No room for passivity
To take on Pakistan and China, India must increase its defence spending
The present state of military relations between India and Pakistan has served to remind us of the importance of the country’s defence preparedness. New Delhi’s leaders have assumed a relatively benign security environment for the past decade. There have been boundary stand-offs with China, especially in the period 2008 to 2010, but these hardly represented a major military threat to the country. Pakistan has been more problematic but even there the Line of Control is almost pacific compared to the bloody years of the late 1980s and early 1990s. Islamabad has used the indirect path of terrorist attacks against India. While horrific in their own way, these have not and cannot pose an existential threat to India as a nation.

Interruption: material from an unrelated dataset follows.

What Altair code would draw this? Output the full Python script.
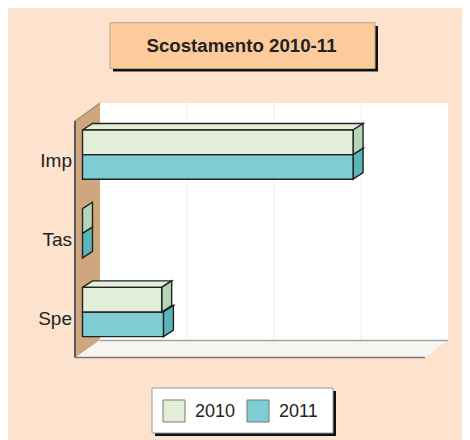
import altair as alt
import pandas as pd

categories = ["Imp", "Tas", "Spe"]
series = ["2010", "2011"]
values_2010 = [311, 0, 91]
values_2011 = [311, 0, 93]
grid_values = [100, 200, 300]

FONT = "Liberation Sans"
PEACH = "#fde3cd"
FRONT = {"2010": "#e2eed8", "2011": "#7dcdd2"}
SIDE = {"2010": "#b6d4b9", "2011": "#5ab5b9"}
INK = "#222222"

W, H = 454, 432
BASE, K = 82.5, 0.87          # page x of value 0, pixels per value unit
DX, DY = 10, 6.5              # bar depth
ROW0, ROW_STEP, HALF = 130, 78.7, 24.6


def vx(px):
    return (px - BASE) / K


x_scale = alt.Scale(domain=[vx(8), vx(8 + W)], range=[0, W], nice=False, zero=False)
y_scale = alt.Scale(domain=[8, 8 + H], range=[0, H], nice=False, zero=False)
DDX = DX / K


def X(f="x"):
    return alt.X(f"{f}:Q", scale=x_scale, axis=None, title=None)


def Y(f="y"):
    return alt.Y(f"{f}:Q", scale=y_scale, axis=None, title=None)


X2 = alt.X2("x2:Q")
Y2 = alt.Y2("y2:Q")


def rect(rows, fill, stroke=None, sw=1.0):
    kw = dict(fill=fill, strokeWidth=sw)
    if stroke:
        kw["stroke"] = stroke
    return alt.Chart(pd.DataFrame(rows)).mark_rect(**kw).encode(x=X(), x2=X2, y=Y(), y2=Y2)


def poly(points, fill, stroke="transparent", sw=1.0):
    """Closed outline drawn as a filled line through the shared scales."""
    closed = list(points) + [points[0]]
    rows = [dict(x=p[0], y=p[1], i=i) for i, p in enumerate(closed)]
    return alt.Chart(pd.DataFrame(rows)).mark_line(
        fill=fill, stroke=stroke, strokeWidth=sw, strokeJoin="miter"
    ).encode(x=X(), y=Y(), order=alt.Order("i:Q"))


def text(rows, size, align="center", weight="normal"):
    return alt.Chart(pd.DataFrame(rows)).mark_text(
        font=FONT, fontSize=size, align=align, baseline="alphabetic",
        fontWeight=weight, color=INK).encode(x=X(), y=Y(), text="t:N")


def line(pts, color, sw):
    return alt.Chart(pd.DataFrame(pts)).mark_line(color=color, strokeWidth=sw).encode(
        x=X(), y=Y(), order=alt.Order("i:Q"), detail="g:N")


layers = []

# title box
layers.append(rect([dict(x=vx(113), x2=vx(378), y=26, y2=71.5)], "#111111"))
layers.append(rect([dict(x=vx(110), x2=vx(375), y=22.7, y2=68.5)], "#fdca9b", "#bfa488", 1))
layers.append(text([dict(x=vx(241.5), y=52, t="Scostamento 2010-11")], 18.7, weight="bold"))

# back wall
layers.append(rect([dict(x=vx(100), x2=vx(448), y=103, y2=340)], "#ffffff"))
# floor
layers.append(poly([(vx(100), 340), (vx(448), 340), (vx(425), 357.5), (vx(75), 357.5)], "#f8f6f3"))
# grid
grid_rows = []
for g in grid_values:
    back = vx(100) + g
    front = back - (25 / K)
    grid_rows += [dict(x=back, y=103, i=0, g=g), dict(x=back, y=340, i=1, g=g), dict(x=front, y=357.5, i=2, g=g)]
layers.append(line(grid_rows, "#f6eee6", 1))
layers.append(line([dict(x=vx(100), y=340.5, i=0, g=0), dict(x=vx(448), y=340.5, i=1, g=0)], "#a3a3a3", 1.5))
layers.append(line([dict(x=vx(75), y=357.5, i=0, g=0), dict(x=vx(425), y=357.5, i=1, g=0)], "#777777", 1.5))
# left wall
layers.append(poly([(vx(75), 121), (vx(100), 103), (vx(100), 340), (vx(75), 357.5)], "#cfa67e"))
layers.append(line([dict(x=vx(75), y=121, i=0, g=0), dict(x=vx(75), y=357.5, i=1, g=0)], "#5a5a5a", 2))
layers.append(line([dict(x=vx(75), y=121, i=0, g=0), dict(x=vx(100), y=103, i=1, g=0)], "#8a7360", 1))

# bars: the lower series first, so the upper front face covers its top face
all_values = {"2010": values_2010, "2011": values_2011}
for ci, cat in enumerate(categories):
    for si, s in reversed(list(enumerate(series))):
        v = all_values[s][ci]
        top = ROW0 + ci * ROW_STEP + si * HALF
        bot = top + HALF
        if v > 0:
            layers.append(poly([(0, top), (DDX, top - DY), (v + DDX, top - DY), (v, top)],
                               FRONT[s], INK, 1.4))
        layers.append(poly([(v, top), (v + DDX, top - DY), (v + DDX, bot - DY), (v, bot)],
                           SIDE[s], INK, 1.4))
        if v > 0:
            layers.append(rect([dict(x=0, x2=v, y=top, y2=bot)], FRONT[s], INK, 1.4))

# category labels
layers.append(text([dict(x=vx(72), y=ROW0 + i * ROW_STEP + HALF + 12.5, t=c)
                    for i, c in enumerate(categories)], 19, align="right"))

# legend
layers.append(rect([dict(x=vx(155), x2=vx(336), y=391, y2=436)], "#111111"))
layers.append(rect([dict(x=vx(152), x2=vx(333), y=388, y2=433)], "#ffffff", "#999999", 1))
for i, s in enumerate(series):
    sx = 163 + i * 84
    layers.append(rect([dict(x=vx(sx), x2=vx(sx + 22), y=400, y2=422)], FRONT[s], "#777777", 1))
    layers.append(text([dict(x=vx(sx + 32), y=417, t=s)], 18, align="left"))

chart = alt.layer(*layers).properties(
    width=W, height=H, background=PEACH,
    autosize=alt.AutoSizeParams(type="none"),
    padding=0,
).configure_view(stroke=None)

chart.save("out.html", embed_options={"renderer": "svg", "actions": False})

This sense of quietude has been evident in India’s defence expenditure over the past decade. It has barely budged between 2008 and 2015 from $48.23 billion to $51.26 billion. The Stockholm International Peace Research Institute figures show that India’s military spending has been falling as a percentage of GDP. Over the past decade, the defence expenditure has dropped from 2.8 to 2.5% of GDP, a figure well below the global standard of countries that live in as tough a neighbourhood as India does. India’s spending on internal security has followed a similar path and past terrorist attacks have done nothing to change that.

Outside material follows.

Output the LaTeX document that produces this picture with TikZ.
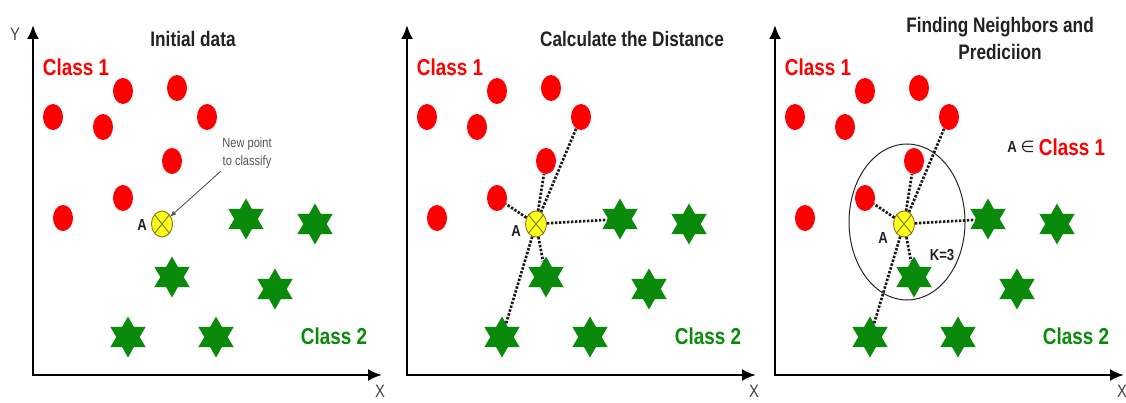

However, if New Delhi is to adopt a policy of publicly announcing its reprisals against Pakistan and, as China’s enters another bout of overseas assertiveness, wants to strengthen its hold on its northern border, it will need to reverse these years of genteel neglect of the security posture. There is evidence of this in the way of purchases of fighter aircraft and military airlift capabilities. Much more needs to be done. There are other security concerns that New Delhi must factor in. One is the slow but steady withdrawal of US military power from the Indian Ocean and the Persian Gulf, leaving vacuums that India may inevitably have to fill. Then there are the new frontlines of cyber warfare and even geopolitically-driven infrastructure development. Though it goes against the grain of past policy, the government’s decision to approve arms exports and moves to encourage Indian private firms to manufacture weapons should, if successful, help defray the financial burden of a harder security posture. However, India must recognise that a defence policy of passivity and intermittent interest is increasingly no longer an option.